Plaintiff Robert Buchanan, Jr., Stateville Correctional Center inmate B-07923, initiated this pro se 42 U.S.C. § 1983 civil rights suit against twelve Stateville officers about an incident that occurred when officers believed he swallowed balloons of drug following a visit. The Court allowed Plaintiff to proceed against three Stateville Correctional Officers (Christoph Harrington, D. Schwarz, and Jacob Duncan). Currently before the Court is Defendants' motion for summary judgment and Plaintiff's motions for an extension of time to respond, for the appointment of counsel, and to compel discovery responses.
Plaintiff's motion for an extension of time is granted in accordance with the dates set out above.
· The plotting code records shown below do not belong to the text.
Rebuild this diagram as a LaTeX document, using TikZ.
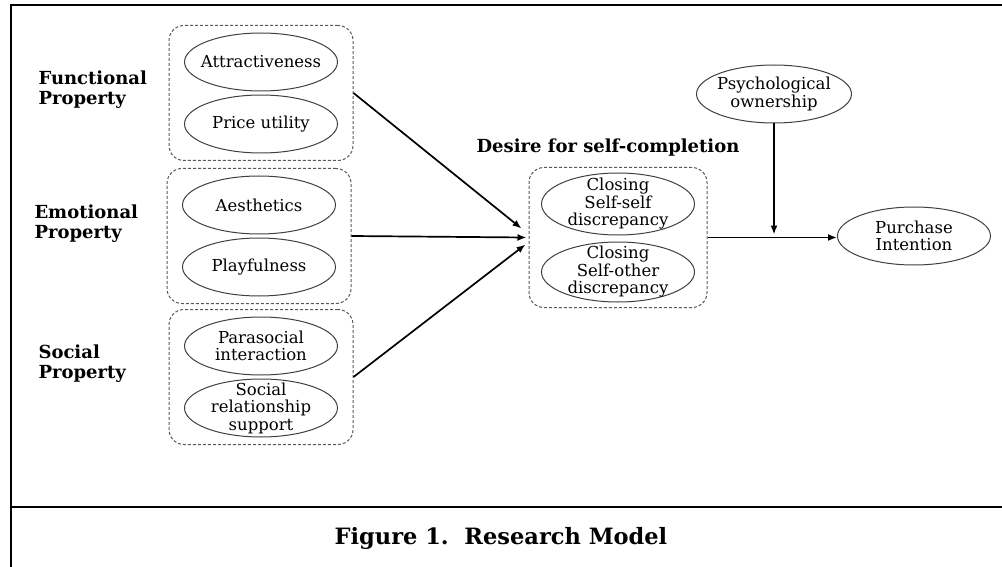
\documentclass[tikz,border=0pt]{standalone}
\usepackage{fontspec}
\setmainfont{DejaVu Serif}
\usetikzlibrary{shapes.geometric,fit,arrows.meta}

\tikzset{
  txt/.style={align=center, font=\fontsize{16.5}{17.5}\selectfont},
  ell/.style={ellipse, draw=black!75, line width=1pt, minimum width=153pt,
    minimum height=58pt, inner sep=0pt, label={[txt]center:#1}},
  grp/.style={draw=black!65, dash pattern=on 3pt off 2pt, rounded corners=15pt,
    line width=1pt, inner xsep=15pt, inner ysep=7pt},
  prop/.style={anchor=west, align=left, font=\bfseries\fontsize{18}{20}\selectfont},
  link/.style={->, line width=1.7pt},
}

\begin{document}
\begin{tikzpicture}[x=1pt, y=-1pt, >={Latex[length=9pt,width=7pt]}]
    \useasboundingbox (0,0) rectangle (1002,567);

    % Frame and caption
    \draw[line width=2.7pt] (10,5) -- (1002,5);
    \draw[line width=2.7pt] (11,5) -- (11,567);
    \draw[line width=2.7pt] (11,507) -- (1002,507);
    \node[font=\bfseries\fontsize{22.5}{26}\selectfont] (cap) at (501,538) {Figure 1.\ \ Research Model};

    % Properties
    \node[prop] (funclbl) at (35,90) {Functional\\Property};
    \node[prop] (emolbl) at (31,224) {Emotional\\Property};
    \node[prop] (soclbl) at (35,364) {Social\\Property};

    \node[ell={Attractiveness}] (attr) at (261,62) {};
    \node[ell={Price utility}] (price) at (261,124) {};
    \node[grp, fit=(attr)(price)] (func) {};

    \node[ell={Aesthetics}] (aest) at (259,205) {};
    \node[ell={Playfulness}] (play) at (259,267) {};
    \node[grp, fit=(aest)(play)] (emo) {};

    \node[ell={Parasocial\\interaction}] (para) at (261,346) {};
    \node[ell={Social\\relationship\\support}] (srs) at (261,408) {};
    \node[grp, fit=(para)(srs)] (soc) {};

    % Desire for self-completion
    \node[ell={Closing\\Self-self\\discrepancy}, minimum height=62pt] (selfself) at (618,204) {};
    \node[ell={Closing\\Self-other\\discrepancy}, minimum height=60pt] (selfother) at (618,272) {};
    \node[grp, inner xsep=12pt, inner ysep=5pt, fit=(selfself)(selfother)] (desire) {};
    \node[font=\bfseries\fontsize{18}{20}\selectfont] (desirelbl) at (608,148) {Desire for self-completion};

    % Outcome and moderator
    \node[ell={Purchase\\Intention}] (purchase) at (914,236) {};
    \node[ell={Psychological\\ownership}, minimum width=155pt] (owner) at (774,94) {};

    % Paths
    \draw[link] (func.east) -- ([xshift=-7pt,yshift=9pt]desire.west);
    \draw[link] (emo.east) -- ([xshift=-2pt]desire.west);
    \draw[link] (soc.east) -- ([xshift=-3pt,yshift=-7pt]desire.west);
    \draw[link] (desire.east) -- (desire.east -| purchase.west);
    \draw[link, shorten >=3pt] (owner.south) -- (owner.south |- desire.east);
\end{tikzpicture}
\end{document}
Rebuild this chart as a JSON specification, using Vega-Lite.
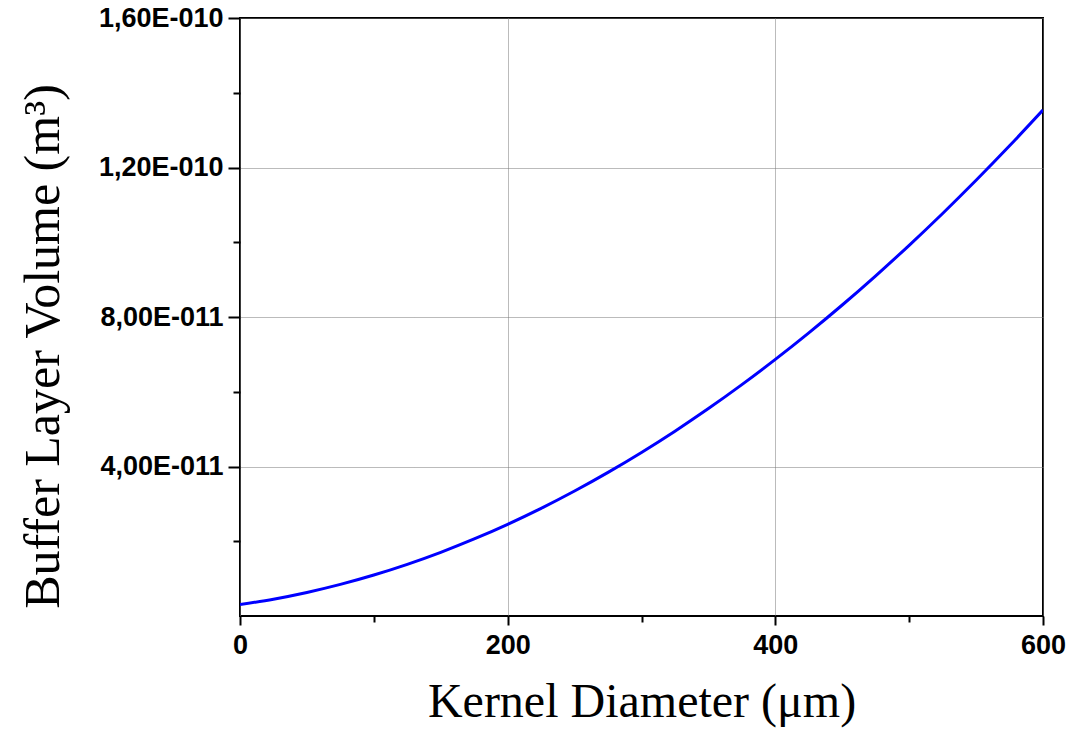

His motion for the appointment of counsel is denied. The issues of this case are not complex, and Plaintiff appears competent to represent himself. Counsel is thus not warranted at this time. See Romanelli v. Suliene, 615 F.3d 847, 851 (7th Cir.2010); Pruitt v. Mote, 503 F.3d 647, 656-59 (7th Cir. 2007). When responding to the summary judgment motion, Plaintiff should respond to both Defendants' N.D. Ill. Local Rule 56.1 Statement (as explained in the Local Rule 56.2 Notice to Plaintiff) and Defendants' arguments in their Memorandum in Support of their summary judgment motion. Plaintiff should address whether he exhausted administrative remedies in accordance with 42 U.S.C. § 1997e(a), see Thornton v. Snyder, 428 F.3d 690, 693-95 (7th Cir. 2005); whether a finding that Officers Schwarz or Harrington used excessive force would necessarily imply that the disciplinary decision concerning the incident is invalid, see Edwards v. Balisok, 520 U.S. 641, 648 (1997); and whether Duncan's denial of water for Plaintiff for several days amounted to a constitutional violation. See Gillis v. Litscher, 468 F.3d 488, 491-92 (7th Cir. 2006); see also Atkins v. City of Chicago, 631 F.3d 823, 830 (7th Cir. 2011).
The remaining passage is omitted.